*Information shown*:
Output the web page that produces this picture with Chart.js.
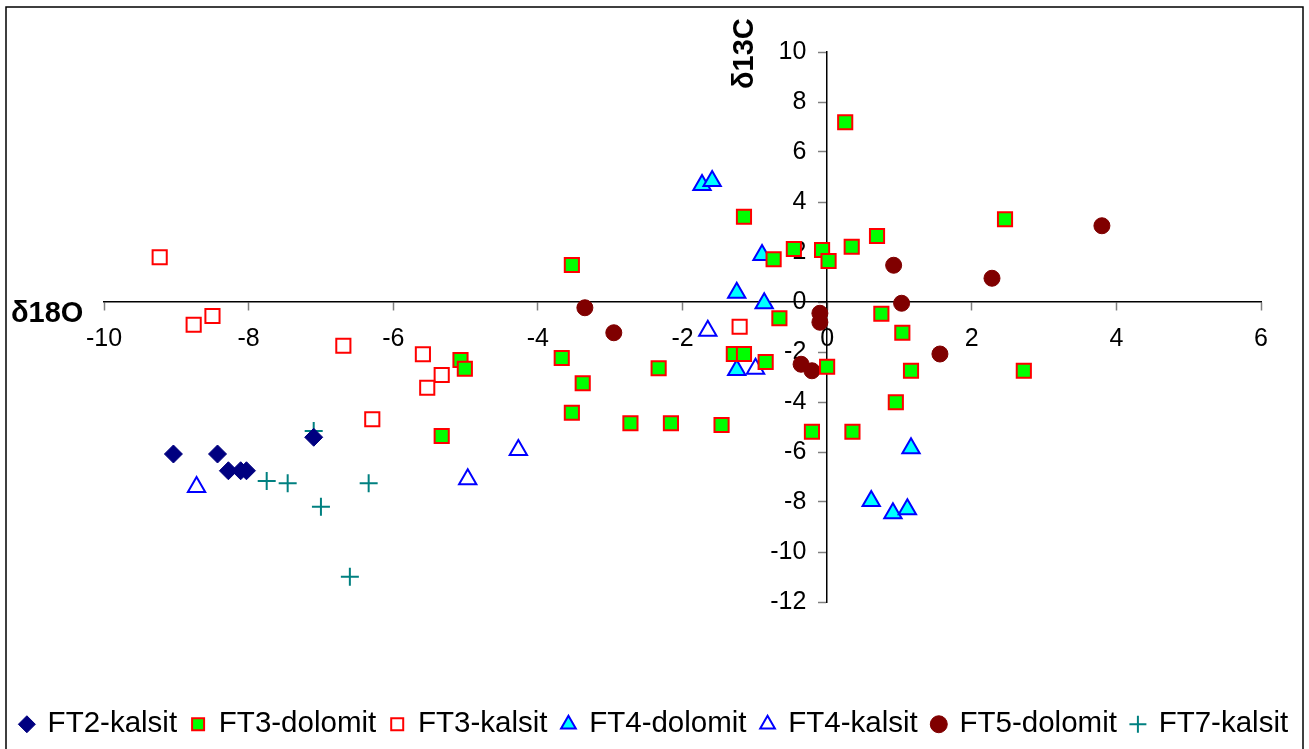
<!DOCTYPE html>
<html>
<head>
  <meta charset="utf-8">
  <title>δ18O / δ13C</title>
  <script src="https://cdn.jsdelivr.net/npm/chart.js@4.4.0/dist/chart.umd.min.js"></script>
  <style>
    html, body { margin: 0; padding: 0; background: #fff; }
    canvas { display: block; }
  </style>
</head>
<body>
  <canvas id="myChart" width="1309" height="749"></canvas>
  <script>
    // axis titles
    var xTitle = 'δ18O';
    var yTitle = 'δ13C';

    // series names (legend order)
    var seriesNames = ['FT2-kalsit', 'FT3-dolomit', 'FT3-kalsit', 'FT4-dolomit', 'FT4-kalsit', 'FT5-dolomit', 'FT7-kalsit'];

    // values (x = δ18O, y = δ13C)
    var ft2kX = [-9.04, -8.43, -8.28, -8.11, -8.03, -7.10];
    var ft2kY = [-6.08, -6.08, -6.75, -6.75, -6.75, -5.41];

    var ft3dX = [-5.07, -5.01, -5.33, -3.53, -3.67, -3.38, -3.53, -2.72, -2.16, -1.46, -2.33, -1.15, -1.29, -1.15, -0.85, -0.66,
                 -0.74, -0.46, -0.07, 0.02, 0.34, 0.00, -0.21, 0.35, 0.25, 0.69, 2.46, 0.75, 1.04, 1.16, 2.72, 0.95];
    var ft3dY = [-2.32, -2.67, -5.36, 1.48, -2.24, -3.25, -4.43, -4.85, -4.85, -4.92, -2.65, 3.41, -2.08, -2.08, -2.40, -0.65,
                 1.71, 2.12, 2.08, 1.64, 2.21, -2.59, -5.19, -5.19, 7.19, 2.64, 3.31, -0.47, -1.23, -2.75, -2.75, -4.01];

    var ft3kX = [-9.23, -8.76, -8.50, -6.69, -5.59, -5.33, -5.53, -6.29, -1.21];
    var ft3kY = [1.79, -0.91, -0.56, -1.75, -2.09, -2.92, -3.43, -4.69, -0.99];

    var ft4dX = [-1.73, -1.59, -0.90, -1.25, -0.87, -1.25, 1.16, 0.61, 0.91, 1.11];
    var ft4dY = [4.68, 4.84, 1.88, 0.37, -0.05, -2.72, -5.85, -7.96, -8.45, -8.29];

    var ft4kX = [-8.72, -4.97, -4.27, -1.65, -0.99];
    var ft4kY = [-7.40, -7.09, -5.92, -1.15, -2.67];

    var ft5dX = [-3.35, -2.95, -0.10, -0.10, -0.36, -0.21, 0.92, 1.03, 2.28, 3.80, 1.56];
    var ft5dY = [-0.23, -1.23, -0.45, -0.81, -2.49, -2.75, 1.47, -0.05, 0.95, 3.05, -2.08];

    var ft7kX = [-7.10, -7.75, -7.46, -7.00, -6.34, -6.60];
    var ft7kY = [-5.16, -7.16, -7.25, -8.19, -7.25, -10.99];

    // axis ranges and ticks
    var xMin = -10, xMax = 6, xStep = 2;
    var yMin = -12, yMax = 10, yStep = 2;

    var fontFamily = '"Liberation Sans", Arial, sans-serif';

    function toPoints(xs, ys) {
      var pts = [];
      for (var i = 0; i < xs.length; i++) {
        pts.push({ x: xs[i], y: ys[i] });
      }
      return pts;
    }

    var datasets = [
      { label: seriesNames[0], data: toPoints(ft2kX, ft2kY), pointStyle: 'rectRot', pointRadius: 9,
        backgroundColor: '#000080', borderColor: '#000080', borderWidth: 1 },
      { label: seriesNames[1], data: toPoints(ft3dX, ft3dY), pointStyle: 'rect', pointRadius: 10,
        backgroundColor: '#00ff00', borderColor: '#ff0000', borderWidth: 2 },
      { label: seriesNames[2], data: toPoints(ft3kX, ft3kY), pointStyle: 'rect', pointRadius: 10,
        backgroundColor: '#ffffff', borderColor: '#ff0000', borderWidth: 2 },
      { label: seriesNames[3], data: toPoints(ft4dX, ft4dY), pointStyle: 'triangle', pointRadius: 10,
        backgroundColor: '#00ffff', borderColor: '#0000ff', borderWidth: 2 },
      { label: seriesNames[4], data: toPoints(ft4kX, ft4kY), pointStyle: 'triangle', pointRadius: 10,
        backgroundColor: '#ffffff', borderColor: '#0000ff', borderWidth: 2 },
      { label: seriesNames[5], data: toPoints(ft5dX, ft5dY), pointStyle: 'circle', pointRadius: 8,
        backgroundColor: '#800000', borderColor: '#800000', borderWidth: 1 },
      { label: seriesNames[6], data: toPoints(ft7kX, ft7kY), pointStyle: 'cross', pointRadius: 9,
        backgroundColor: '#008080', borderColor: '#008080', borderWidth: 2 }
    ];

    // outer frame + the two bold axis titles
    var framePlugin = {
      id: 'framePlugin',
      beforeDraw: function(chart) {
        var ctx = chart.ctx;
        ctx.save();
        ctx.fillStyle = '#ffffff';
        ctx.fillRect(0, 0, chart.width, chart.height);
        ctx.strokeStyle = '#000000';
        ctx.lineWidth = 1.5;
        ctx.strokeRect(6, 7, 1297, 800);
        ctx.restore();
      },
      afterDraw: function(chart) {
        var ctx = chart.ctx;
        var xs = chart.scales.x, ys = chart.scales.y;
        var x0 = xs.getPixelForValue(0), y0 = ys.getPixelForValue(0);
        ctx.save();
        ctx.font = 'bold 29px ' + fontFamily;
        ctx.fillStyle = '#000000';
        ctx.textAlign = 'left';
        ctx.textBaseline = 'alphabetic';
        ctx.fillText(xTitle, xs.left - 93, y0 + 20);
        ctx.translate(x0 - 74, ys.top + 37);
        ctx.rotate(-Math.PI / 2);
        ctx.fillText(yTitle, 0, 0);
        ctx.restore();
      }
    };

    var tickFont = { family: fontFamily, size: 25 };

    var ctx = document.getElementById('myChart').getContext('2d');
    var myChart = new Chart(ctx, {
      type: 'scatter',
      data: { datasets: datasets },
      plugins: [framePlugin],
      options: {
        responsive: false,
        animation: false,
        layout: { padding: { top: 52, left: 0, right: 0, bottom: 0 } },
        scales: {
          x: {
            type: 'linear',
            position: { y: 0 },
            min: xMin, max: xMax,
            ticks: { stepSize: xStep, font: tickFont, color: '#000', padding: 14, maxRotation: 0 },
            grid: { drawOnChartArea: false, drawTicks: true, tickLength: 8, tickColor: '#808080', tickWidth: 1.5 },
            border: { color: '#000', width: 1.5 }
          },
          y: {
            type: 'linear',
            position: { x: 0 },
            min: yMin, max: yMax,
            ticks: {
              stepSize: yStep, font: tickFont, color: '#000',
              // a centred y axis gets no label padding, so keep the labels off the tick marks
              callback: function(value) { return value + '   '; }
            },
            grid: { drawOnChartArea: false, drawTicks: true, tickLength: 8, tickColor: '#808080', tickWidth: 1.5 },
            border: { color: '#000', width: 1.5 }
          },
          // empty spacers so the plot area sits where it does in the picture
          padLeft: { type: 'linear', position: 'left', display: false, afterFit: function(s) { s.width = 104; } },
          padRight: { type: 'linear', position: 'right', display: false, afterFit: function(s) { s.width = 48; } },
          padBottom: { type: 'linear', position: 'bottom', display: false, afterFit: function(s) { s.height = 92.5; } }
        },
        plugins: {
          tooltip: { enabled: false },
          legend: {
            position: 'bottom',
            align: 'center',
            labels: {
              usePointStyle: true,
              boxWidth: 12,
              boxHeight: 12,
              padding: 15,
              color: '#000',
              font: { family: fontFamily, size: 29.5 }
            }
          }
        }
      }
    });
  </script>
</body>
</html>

*What you should do*:
Give an exact reproduction of every line, leaving out any picture.

*Written answer*:
Output the web page that produces this picture with Chart.js.
<!DOCTYPE html>
<html>
<head>
  <meta charset="utf-8">
  <title>δ18O / δ13C</title>
  <script src="https://cdn.jsdelivr.net/npm/chart.js@4.4.0/dist/chart.umd.min.js"></script>
  <style>
    html, body { margin: 0; padding: 0; background: #fff; }
    canvas { display: block; }
  </style>
</head>
<body>
  <canvas id="myChart" width="1309" height="749"></canvas>
  <script>
    // axis titles
    var xTitle = 'δ18O';
    var yTitle = 'δ13C';

    // series names (legend order)
    var seriesNames = ['FT2-kalsit', 'FT3-dolomit', 'FT3-kalsit', 'FT4-dolomit', 'FT4-kalsit', 'FT5-dolomit', 'FT7-kalsit'];

    // values (x = δ18O, y = δ13C)
    var ft2kX = [-9.04, -8.43, -8.28, -8.11, -8.03, -7.10];
    var ft2kY = [-6.08, -6.08, -6.75, -6.75, -6.75, -5.41];

    var ft3dX = [-5.07, -5.01, -5.33, -3.53, -3.67, -3.38, -3.53, -2.72, -2.16, -1.46, -2.33, -1.15, -1.29, -1.15, -0.85, -0.66,
                 -0.74, -0.46, -0.07, 0.02, 0.34, 0.00, -0.21, 0.35, 0.25, 0.69, 2.46, 0.75, 1.04, 1.16, 2.72, 0.95];
    var ft3dY = [-2.32, -2.67, -5.36, 1.48, -2.24, -3.25, -4.43, -4.85, -4.85, -4.92, -2.65, 3.41, -2.08, -2.08, -2.40, -0.65,
                 1.71, 2.12, 2.08, 1.64, 2.21, -2.59, -5.19, -5.19, 7.19, 2.64, 3.31, -0.47, -1.23, -2.75, -2.75, -4.01];

    var ft3kX = [-9.23, -8.76, -8.50, -6.69, -5.59, -5.33, -5.53, -6.29, -1.21];
    var ft3kY = [1.79, -0.91, -0.56, -1.75, -2.09, -2.92, -3.43, -4.69, -0.99];

    var ft4dX = [-1.73, -1.59, -0.90, -1.25, -0.87, -1.25, 1.16, 0.61, 0.91, 1.11];
    var ft4dY = [4.68, 4.84, 1.88, 0.37, -0.05, -2.72, -5.85, -7.96, -8.45, -8.29];

    var ft4kX = [-8.72, -4.97, -4.27, -1.65, -0.99];
    var ft4kY = [-7.40, -7.09, -5.92, -1.15, -2.67];

    var ft5dX = [-3.35, -2.95, -0.10, -0.10, -0.36, -0.21, 0.92, 1.03, 2.28, 3.80, 1.56];
    var ft5dY = [-0.23, -1.23, -0.45, -0.81, -2.49, -2.75, 1.47, -0.05, 0.95, 3.05, -2.08];

    var ft7kX = [-7.10, -7.75, -7.46, -7.00, -6.34, -6.60];
    var ft7kY = [-5.16, -7.16, -7.25, -8.19, -7.25, -10.99];

    // axis ranges and ticks
    var xMin = -10, xMax = 6, xStep = 2;
    var yMin = -12, yMax = 10, yStep = 2;

    var fontFamily = '"Liberation Sans", Arial, sans-serif';

    function toPoints(xs, ys) {
      var pts = [];
      for (var i = 0; i < xs.length; i++) {
        pts.push({ x: xs[i], y: ys[i] });
      }
      return pts;
    }

    var datasets = [
      { label: seriesNames[0], data: toPoints(ft2kX, ft2kY), pointStyle: 'rectRot', pointRadius: 9,
        backgroundColor: '#000080', borderColor: '#000080', borderWidth: 1 },
      { label: seriesNames[1], data: toPoints(ft3dX, ft3dY), pointStyle: 'rect', pointRadius: 10,
        backgroundColor: '#00ff00', borderColor: '#ff0000', borderWidth: 2 },
      { label: seriesNames[2], data: toPoints(ft3kX, ft3kY), pointStyle: 'rect', pointRadius: 10,
        backgroundColor: '#ffffff', borderColor: '#ff0000', borderWidth: 2 },
      { label: seriesNames[3], data: toPoints(ft4dX, ft4dY), pointStyle: 'triangle', pointRadius: 10,
        backgroundColor: '#00ffff', borderColor: '#0000ff', borderWidth: 2 },
      { label: seriesNames[4], data: toPoints(ft4kX, ft4kY), pointStyle: 'triangle', pointRadius: 10,
        backgroundColor: '#ffffff', borderColor: '#0000ff', borderWidth: 2 },
      { label: seriesNames[5], data: toPoints(ft5dX, ft5dY), pointStyle: 'circle', pointRadius: 8,
        backgroundColor: '#800000', borderColor: '#800000', borderWidth: 1 },
      { label: seriesNames[6], data: toPoints(ft7kX, ft7kY), pointStyle: 'cross', pointRadius: 9,
        backgroundColor: '#008080', borderColor: '#008080', borderWidth: 2 }
    ];

    // outer frame + the two bold axis titles
    var framePlugin = {
      id: 'framePlugin',
      beforeDraw: function(chart) {
        var ctx = chart.ctx;
        ctx.save();
        ctx.fillStyle = '#ffffff';
        ctx.fillRect(0, 0, chart.width, chart.height);
        ctx.strokeStyle = '#000000';
        ctx.lineWidth = 1.5;
        ctx.strokeRect(6, 7, 1297, 800);
        ctx.restore();
      },
      afterDraw: function(chart) {
        var ctx = chart.ctx;
        var xs = chart.scales.x, ys = chart.scales.y;
        var x0 = xs.getPixelForValue(0), y0 = ys.getPixelForValue(0);
        ctx.save();
        ctx.font = 'bold 29px ' + fontFamily;
        ctx.fillStyle = '#000000';
        ctx.textAlign = 'left';
        ctx.textBaseline = 'alphabetic';
        ctx.fillText(xTitle, xs.left - 93, y0 + 20);
        ctx.translate(x0 - 74, ys.top + 37);
        ctx.rotate(-Math.PI / 2);
        ctx.fillText(yTitle, 0, 0);
        ctx.restore();
      }
    };

    var tickFont = { family: fontFamily, size: 25 };

    var ctx = document.getElementById('myChart').getContext('2d');
    var myChart = new Chart(ctx, {
      type: 'scatter',
      data: { datasets: datasets },
      plugins: [framePlugin],
      options: {
        responsive: false,
        animation: false,
        layout: { padding: { top: 52, left: 0, right: 0, bottom: 0 } },
        scales: {
          x: {
            type: 'linear',
            position: { y: 0 },
            min: xMin, max: xMax,
            ticks: { stepSize: xStep, font: tickFont, color: '#000', padding: 14, maxRotation: 0 },
            grid: { drawOnChartArea: false, drawTicks: true, tickLength: 8, tickColor: '#808080', tickWidth: 1.5 },
            border: { color: '#000', width: 1.5 }
          },
          y: {
            type: 'linear',
            position: { x: 0 },
            min: yMin, max: yMax,
            ticks: {
              stepSize: yStep, font: tickFont, color: '#000',
              // a centred y axis gets no label padding, so keep the labels off the tick marks
              callback: function(value) { return value + '   '; }
            },
            grid: { drawOnChartArea: false, drawTicks: true, tickLength: 8, tickColor: '#808080', tickWidth: 1.5 },
            border: { color: '#000', width: 1.5 }
          },
          // empty spacers so the plot area sits where it does in the picture
          padLeft: { type: 'linear', position: 'left', display: false, afterFit: function(s) { s.width = 104; } },
          padRight: { type: 'linear', position: 'right', display: false, afterFit: function(s) { s.width = 48; } },
          padBottom: { type: 'linear', position: 'bottom', display: false, afterFit: function(s) { s.height = 92.5; } }
        },
        plugins: {
          tooltip: { enabled: false },
          legend: {
            position: 'bottom',
            align: 'center',
            labels: {
              usePointStyle: true,
              boxWidth: 12,
              boxHeight: 12,
              padding: 15,
              color: '#000',
              font: { family: fontFamily, size: 29.5 }
            }
          }
        }
      }
    });
  </script>
</body>
</html>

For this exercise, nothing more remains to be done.